His voice began to tremble, the words carrying a strain of buried frustration.
Feng didn't even look at him. "If you're asking this," he said quietly, "then clearly you resent what I'm making you do. I just don't understand… where that resistance comes from."
Xu Le's breath hitched. "This is Year 63 of the 37th Constitutional Cycle… Human civilization has come this far, and you still want me to train like this? One person—no matter how skilled—can't stand against a mech. He can't fly into space and battle warships by himself."

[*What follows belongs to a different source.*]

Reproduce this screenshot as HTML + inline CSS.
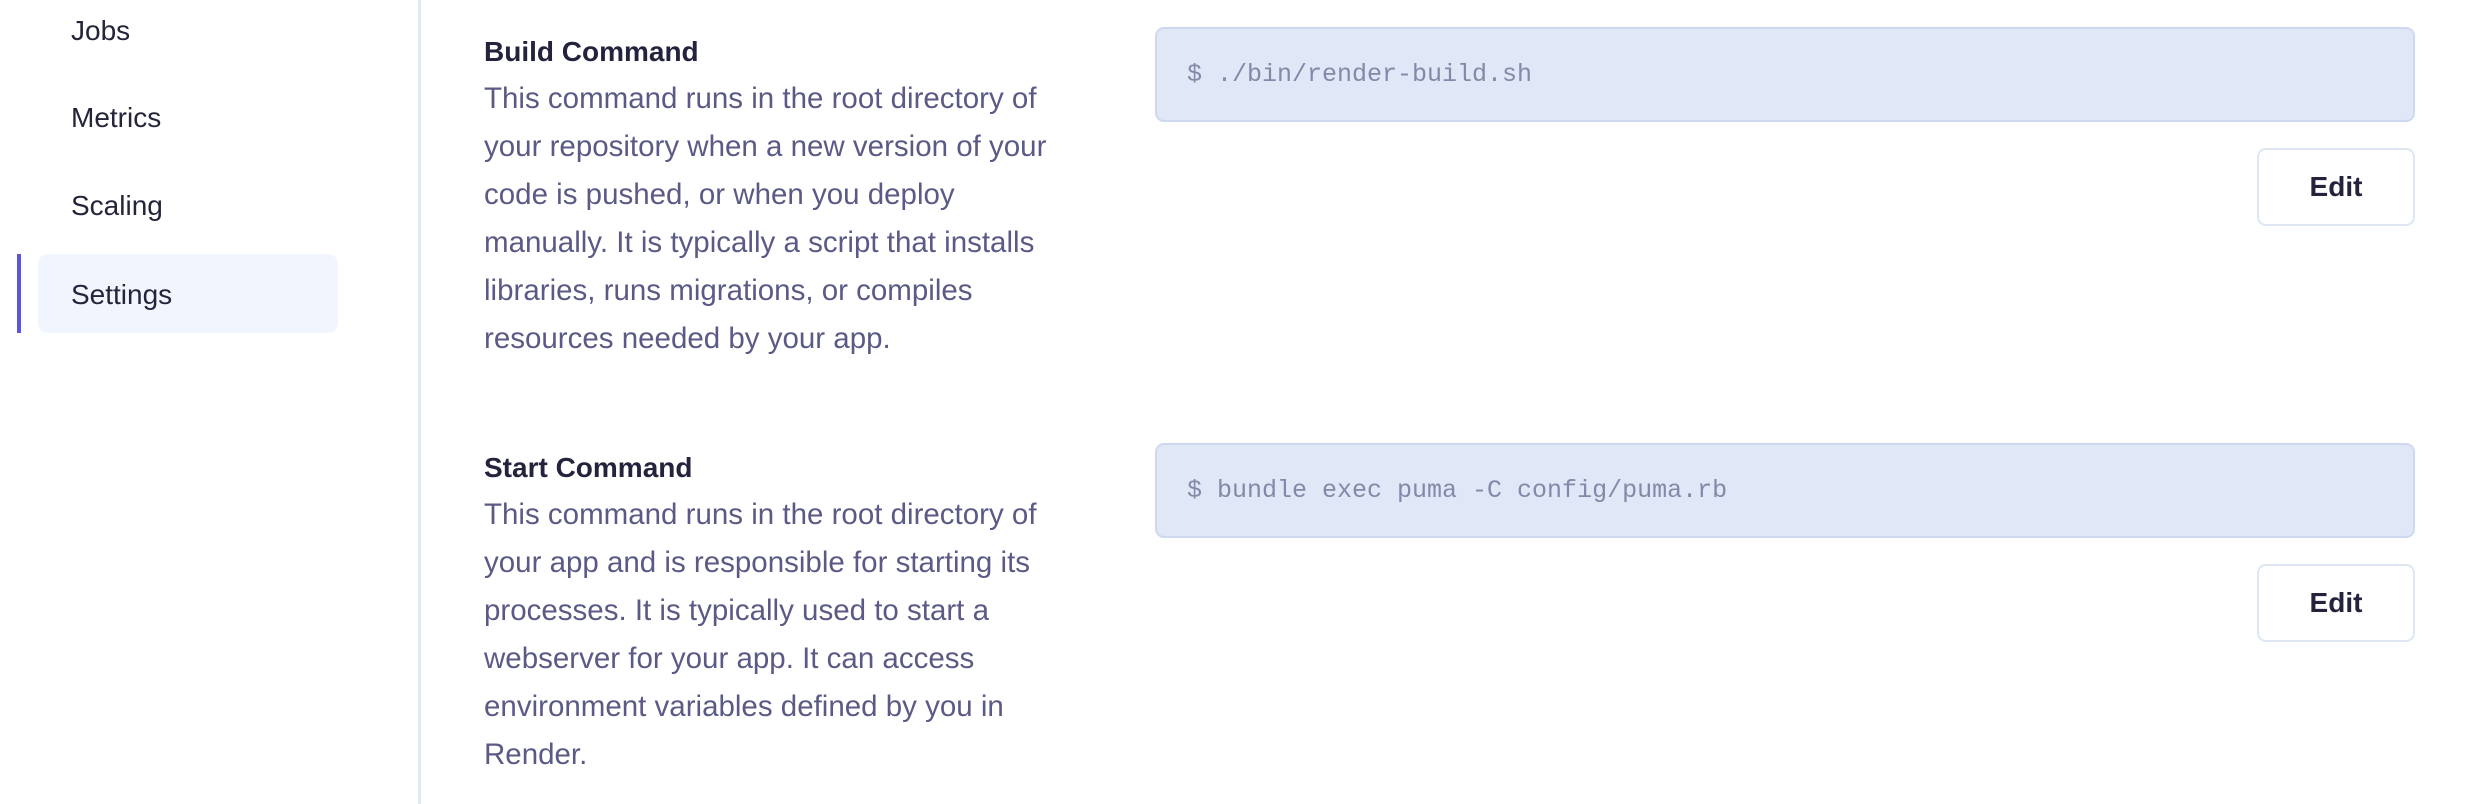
<!DOCTYPE html>
<html><head><meta charset="utf-8"><style>
*{margin:0;padding:0;box-sizing:border-box}
body{width:2470px;height:804px;background:#fff;position:relative;overflow:hidden;font-family:"Liberation Sans",sans-serif}
.nav{position:absolute;left:71px;font-size:28px;color:#24243a;line-height:40px}
.div{position:absolute;left:418px;top:0;width:3px;height:804px;background:#e2e8f4}
.act{position:absolute;left:38px;top:254px;width:300px;height:79px;background:#f0f5fe;border-radius:10px}
.bar{position:absolute;left:17px;top:254px;width:4px;height:79px;background:#5b55e0}
.t{position:absolute;left:484px;font-size:28px;font-weight:bold;color:#23233d;line-height:36px}
.p{position:absolute;left:484px;font-size:29.5px;color:#5b5a86;line-height:48px;white-space:nowrap}
.code{position:absolute;left:1155px;width:1260px;height:95px;background:#e0e7f6;border:2px solid #cfd8ef;border-radius:9px;font-family:"Liberation Mono",monospace;font-size:25px;color:#8488a9;padding-left:30px;line-height:91px}
.btn{position:absolute;left:2257px;width:158px;height:78px;border:2px solid #e0e6f5;border-radius:9px;font-size:28px;font-weight:bold;color:#23233d;text-align:center;line-height:74px}
</style></head><body>
<div class="nav" style="top:11px">Jobs</div>
<div class="nav" style="top:98px">Metrics</div>
<div class="nav" style="top:186px">Scaling</div>
<div class="act"></div><div class="bar"></div>
<div class="nav" style="top:275px">Settings</div>
<div class="div"></div>

<div class="t" style="top:34px">Build Command</div>
<div class="p" style="top:75px">This command runs in the root directory of<br>your repository when a new version of your<br>code is pushed, or when you deploy<br>manually. It is typically a script that installs<br>libraries, runs migrations, or compiles<br>resources needed by your app.</div>
<div class="code" style="top:27px">$ ./bin/render-build.sh</div>
<div class="btn" style="top:148px">Edit</div>

<div class="t" style="top:450px">Start Command</div>
<div class="p" style="top:491px">This command runs in the root directory of<br>your app and is responsible for starting its<br>processes. It is typically used to start a<br>webserver for your app. It can access<br>environment variables defined by you in<br>Render.</div>
<div class="code" style="top:443px">$ bundle exec puma -C config/puma.rb</div>
<div class="btn" style="top:564px">Edit</div>
</body></html>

"You want to be a mech tech capable of repairing all three core systems of mechs and warships. So of course, to you, cold machines seem far more powerful than fragile humans," Feng said, his tone hardening. "But don't forget—no matter how far humanity advances, we're still biological beings. You still live in this body. And this body is your first and last line of survival. It's the first machine you must master."
"As for mechs, warships... they're just extensions. No one lives inside a mech forever. You still need to eat, sleep, take a dump. You'll want to screw, to climax, to shower. You spend a tenth of your life without clothes—how much more without a mech?"
Xu Le stared at him, dumbfounded. What Feng was saying sounded ridiculous. And yet… somehow it made a twisted kind of sense.
Feng finished his wine in one swig and suddenly chuckled. "Besides, with the Federation's current energy shortage, who knows when our precious warships will end up as floating space junk?"
"Mechs don't rely on crystal ore anymore," Xu Le shot back, stubbornly refusing to be persuaded. "High-energy compression batteries can power them on land indefinitely. And anyway… what's the point of all this survivalist crap? I'm not going to war with the savages in Xilin. I just want to fix things, earn some money doing what I like. Why should I care about any of this?"
Feng laughed. "Let's not talk about your future. Honestly, I doubt you'll pass the Defense Ministry's exams. Maybe you'll just end up working for me forever—for free."
Then his laughter faded, and his gaze darkened.
"Think about the people on the three planets of Shanglin. Think about those clans that've lasted thousands of years. Even the Seven Great Houses—why do they still revere that old man and his disciples? It's because of his personal strength. Pure and simple."
Shanglin—capital region of the Central Star Circle, the most advanced, luxurious place in all the Federation. To Xu Le, who came from the forgotten East Forest provinces, the Seven Great Houses were distant, untouchable nobility. And the old man Feng mentioned...
"Oh my god," Xu Le whispered. "You're calling the War God 'that old guy'…"
Feng ignored the outburst.
"Forget horse stance today. Just repeat the routine exercises once more."
He looked down at Xu Le, who'd collapsed after holding the stance for half an hour. The boy hated these drills—but never slacked. For all his reluctance, he was relentless once he committed. Who else, Feng mused, could endure two years of this, day in, day out, at just sixteen?
"Focus on your breathing. Relax your mind," Feng said slowly, watching the boy sweat and shake on the grass. "Feel it. Remember every path of pain in your muscles. Don't run from it. Learn it."